**Task brief**
Omit all images, then return the remaining material exactly as it stands.

-- Start of Data provided --

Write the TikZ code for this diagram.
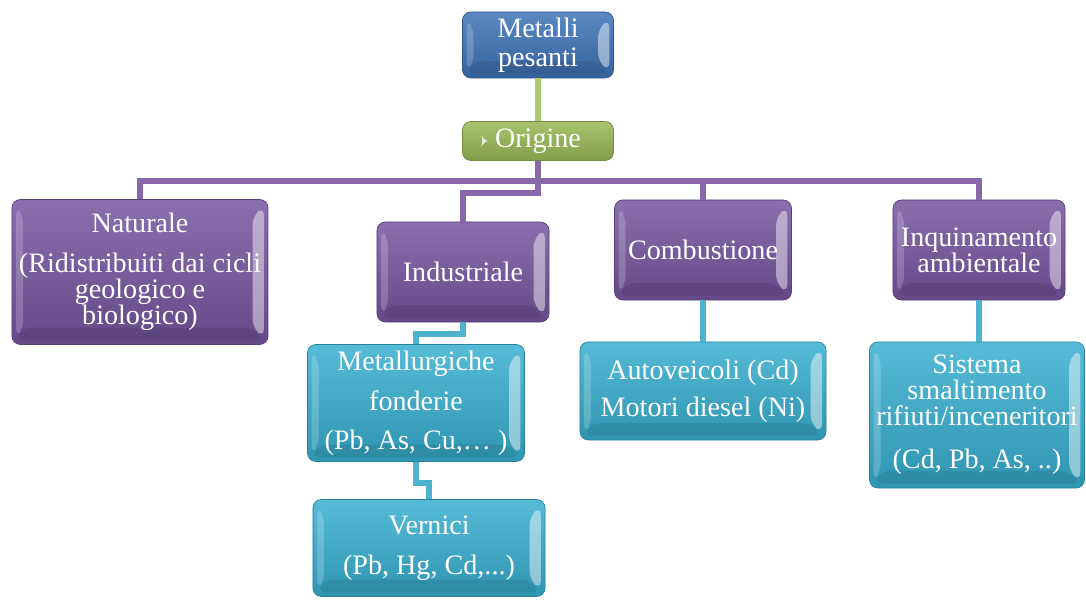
\documentclass[tikz,border=0pt]{standalone}
\usepackage{fontspec}
\setmainfont{Liberation Serif}
\usetikzlibrary{calc}

\definecolor{metblue}{HTML}{3E74B8}
\definecolor{origreen}{HTML}{97B955}
\definecolor{srcpurple}{HTML}{7655A0}
\definecolor{subaqua}{HTML}{37AFD0}
\definecolor{purpline}{HTML}{8868AA}
\definecolor{aqualine}{HTML}{4DB3CF}
\definecolor{greenline}{HTML}{A9CB6B}

\tikzset{
  bevel/.style={path picture={
    \fill[white,opacity=0.45] ($(path picture bounding box.north east)+(-3pt,-5pt)$)
      -- ($(path picture bounding box.south east)+(-3pt,5pt)$)
      -- ($(path picture bounding box.south east)+(-11pt,12pt)$)
      -- ($(path picture bounding box.north east)+(-11pt,-12pt)$) -- cycle;
    \fill[white,opacity=0.2] ($(path picture bounding box.north west)+(3pt,-5pt)$)
      -- ($(path picture bounding box.south west)+(3pt,5pt)$)
      -- ($(path picture bounding box.south west)+(8pt,12pt)$)
      -- ($(path picture bounding box.north west)+(8pt,-12pt)$) -- cycle;
    \fill[black,opacity=0.08] ($(path picture bounding box.south west)+(8pt,12pt)$)
      -- ($(path picture bounding box.south east)+(-11pt,12pt)$)
      -- ($(path picture bounding box.south east)+(-3pt,3pt)$)
      -- ($(path picture bounding box.south west)+(3pt,3pt)$) -- cycle;
  }},
  box/.style={rounded corners=6pt, draw=#1!75!black, line width=0.5pt,
    top color=#1!85!white, bottom color=#1!85!black, text=white,
    align=center, inner sep=1pt,
    font=\fontsize{20}{18.5}\selectfont, bevel},
  link/.style={line width=3.6pt, draw=#1},
}

\begin{document}
\begin{tikzpicture}[x=0.025cm,y=-0.025cm]
\useasboundingbox (0,0) rectangle (1086,599);

\node[box=metblue, minimum width=3.775cm, minimum height=1.65cm] (metalli) at (538,45) {Metalli\\[2pt]pesanti};
\node[box=origreen, minimum width=3.775cm, minimum height=0.975cm,
  path picture={\fill[white,opacity=0.8] ($(path picture bounding box.west)+(14pt,3pt)$)
    -- ($(path picture bounding box.west)+(17pt,0pt)$)
    -- ($(path picture bounding box.west)+(14pt,-3pt)$) -- cycle;}] (origine) at (538,141) {Origine};

\node[box=srcpurple, minimum width=6.4cm, minimum height=3.625cm] (naturale) at (140,272)
  {Naturale\\[10pt](Ridistribuiti dai cicli\\geologico e\\biologico)};
\node[box=srcpurple, minimum width=4.3cm, minimum height=2.5cm] (industriale) at (463,272) {Industriale};
\node[box=srcpurple, minimum width=4.425cm, minimum height=2.5cm] (combustione) at (703,250) {Combustione};
\node[box=srcpurple, minimum width=4.3cm, minimum height=2.5cm] (inquinamento) at (979,250) {Inquinamento\\ambientale};

\node[box=subaqua, minimum width=5.425cm, minimum height=2.925cm] (metallurgiche) at (416,403)
  {Metallurgiche\\[10pt]fonderie\\[9pt](Pb, As, Cu,\dots\ )};
\node[box=subaqua, minimum width=5.8cm, minimum height=2.425cm] (vernici) at (429,548)
  {Vernici\\[10pt](Pb, Hg, Cd,...)};
\node[box=subaqua, minimum width=6.15cm, minimum height=2.45cm] (autoveicoli) at (703,391)
  {Autoveicoli (Cd)\\[8pt]Motori diesel (Ni)};
\node[box=subaqua, minimum width=5.375cm, minimum height=3.65cm] (sistema) at (977,415)
  {Sistema\\smaltimento\\rifiuti/inceneritori\\[12pt](Cd, Pb, As, ..)};

% connectors
\coordinate (bus) at (538,181);
\coordinate (indjog) at (538,193);
\coordinate (metjog) at (463,334);
\coordinate (verjog) at (416,483);

\draw[link=greenline] (metalli)--(origine);
\draw[link=purpline] (origine.south)--(bus);
\draw[link=purpline] (naturale.north) |- (bus) -| (inquinamento.north);
\draw[link=purpline] (combustione.north)--(combustione.north |- bus);
\draw[link=purpline] (bus)--(indjog) -| (industriale.north);
\draw[link=aqualine] (industriale.south)--(metjog) -| (metallurgiche.north);
\draw[link=aqualine] (metallurgiche.south)--(verjog) -| (vernici.north);
\draw[link=aqualine] (combustione)--(autoveicoli);
\draw[link=aqualine] (inquinamento.south)--(inquinamento.south |- sistema.north);

\end{tikzpicture}
\end{document}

-- End of Data provided --

**Problem solution**
Write the TikZ code for this diagram.
\documentclass[tikz,border=0pt]{standalone}
\usepackage{fontspec}
\setmainfont{Liberation Serif}
\usetikzlibrary{calc}

\definecolor{metblue}{HTML}{3E74B8}
\definecolor{origreen}{HTML}{97B955}
\definecolor{srcpurple}{HTML}{7655A0}
\definecolor{subaqua}{HTML}{37AFD0}
\definecolor{purpline}{HTML}{8868AA}
\definecolor{aqualine}{HTML}{4DB3CF}
\definecolor{greenline}{HTML}{A9CB6B}

\tikzset{
  bevel/.style={path picture={
    \fill[white,opacity=0.45] ($(path picture bounding box.north east)+(-3pt,-5pt)$)
      -- ($(path picture bounding box.south east)+(-3pt,5pt)$)
      -- ($(path picture bounding box.south east)+(-11pt,12pt)$)
      -- ($(path picture bounding box.north east)+(-11pt,-12pt)$) -- cycle;
    \fill[white,opacity=0.2] ($(path picture bounding box.north west)+(3pt,-5pt)$)
      -- ($(path picture bounding box.south west)+(3pt,5pt)$)
      -- ($(path picture bounding box.south west)+(8pt,12pt)$)
      -- ($(path picture bounding box.north west)+(8pt,-12pt)$) -- cycle;
    \fill[black,opacity=0.08] ($(path picture bounding box.south west)+(8pt,12pt)$)
      -- ($(path picture bounding box.south east)+(-11pt,12pt)$)
      -- ($(path picture bounding box.south east)+(-3pt,3pt)$)
      -- ($(path picture bounding box.south west)+(3pt,3pt)$) -- cycle;
  }},
  box/.style={rounded corners=6pt, draw=#1!75!black, line width=0.5pt,
    top color=#1!85!white, bottom color=#1!85!black, text=white,
    align=center, inner sep=1pt,
    font=\fontsize{20}{18.5}\selectfont, bevel},
  link/.style={line width=3.6pt, draw=#1},
}

\begin{document}
\begin{tikzpicture}[x=0.025cm,y=-0.025cm]
\useasboundingbox (0,0) rectangle (1086,599);

\node[box=metblue, minimum width=3.775cm, minimum height=1.65cm] (metalli) at (538,45) {Metalli\\[2pt]pesanti};
\node[box=origreen, minimum width=3.775cm, minimum height=0.975cm,
  path picture={\fill[white,opacity=0.8] ($(path picture bounding box.west)+(14pt,3pt)$)
    -- ($(path picture bounding box.west)+(17pt,0pt)$)
    -- ($(path picture bounding box.west)+(14pt,-3pt)$) -- cycle;}] (origine) at (538,141) {Origine};

\node[box=srcpurple, minimum width=6.4cm, minimum height=3.625cm] (naturale) at (140,272)
  {Naturale\\[10pt](Ridistribuiti dai cicli\\geologico e\\biologico)};
\node[box=srcpurple, minimum width=4.3cm, minimum height=2.5cm] (industriale) at (463,272) {Industriale};
\node[box=srcpurple, minimum width=4.425cm, minimum height=2.5cm] (combustione) at (703,250) {Combustione};
\node[box=srcpurple, minimum width=4.3cm, minimum height=2.5cm] (inquinamento) at (979,250) {Inquinamento\\ambientale};

\node[box=subaqua, minimum width=5.425cm, minimum height=2.925cm] (metallurgiche) at (416,403)
  {Metallurgiche\\[10pt]fonderie\\[9pt](Pb, As, Cu,\dots\ )};
\node[box=subaqua, minimum width=5.8cm, minimum height=2.425cm] (vernici) at (429,548)
  {Vernici\\[10pt](Pb, Hg, Cd,...)};
\node[box=subaqua, minimum width=6.15cm, minimum height=2.45cm] (autoveicoli) at (703,391)
  {Autoveicoli (Cd)\\[8pt]Motori diesel (Ni)};
\node[box=subaqua, minimum width=5.375cm, minimum height=3.65cm] (sistema) at (977,415)
  {Sistema\\smaltimento\\rifiuti/inceneritori\\[12pt](Cd, Pb, As, ..)};

% connectors
\coordinate (bus) at (538,181);
\coordinate (indjog) at (538,193);
\coordinate (metjog) at (463,334);
\coordinate (verjog) at (416,483);

\draw[link=greenline] (metalli)--(origine);
\draw[link=purpline] (origine.south)--(bus);
\draw[link=purpline] (naturale.north) |- (bus) -| (inquinamento.north);
\draw[link=purpline] (combustione.north)--(combustione.north |- bus);
\draw[link=purpline] (bus)--(indjog) -| (industriale.north);
\draw[link=aqualine] (industriale.south)--(metjog) -| (metallurgiche.north);
\draw[link=aqualine] (metallurgiche.south)--(verjog) -| (vernici.north);
\draw[link=aqualine] (combustione)--(autoveicoli);
\draw[link=aqualine] (inquinamento.south)--(inquinamento.south |- sistema.north);

\end{tikzpicture}
\end{document}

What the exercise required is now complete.